Mentre in “Snowpiercer” l’insidiosa avanzata orizzontale nel treno garantirebbe ai protagonisti una vita e un’agiatezza reali, causando di fatto un rovesciamento dell’ordine sociale, l’intrusione dei protagonisti di “Parasite” nella vita dei ricchi, garantirebbe loro una vita migliore, ma con il permanere dello status di servi, di secondi, eternamente lontani da una condizione veramente diversa. E’ questo un assunto fondamentale per comprendere l’evoluzione del pensiero di Bong Joon-Ho verso una sua versione più oscura e nichilista, priva di speranza. Una visione che permette a “Parasite” di giocare veramente sporco nel suo inscenare una guerra tra poveri, riuscendo, perlomeno nella sua prima tremenda e serrata parte, ad essere una delle black comedy più riuscite e spiazzanti del decennio.

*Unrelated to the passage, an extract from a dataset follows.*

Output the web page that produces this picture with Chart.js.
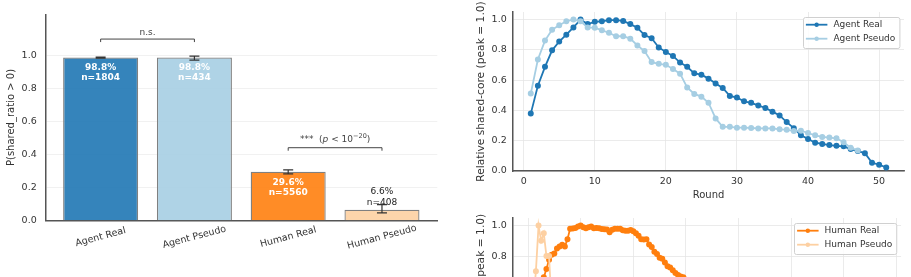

Un po’ meno buona e citofonata è invece la seconda parte, con la scena splatter davvero troppo prevedibile e forse anche non girata benissimo, certamente non al pieno delle capacità di cotanto regista, il quale, comunque, colleziona in questo film, anche grazie ad un cast letteralmente perfetto nella sua coralità , alcune scene memorabili (il primo confronto con i vecchi poveri, l’alluvione, l’amarissimo finale con il piano destinato a fallire).
Non il capolavorissimo che state dicendo, ma dopo “Joker” ci ho fatto il callo.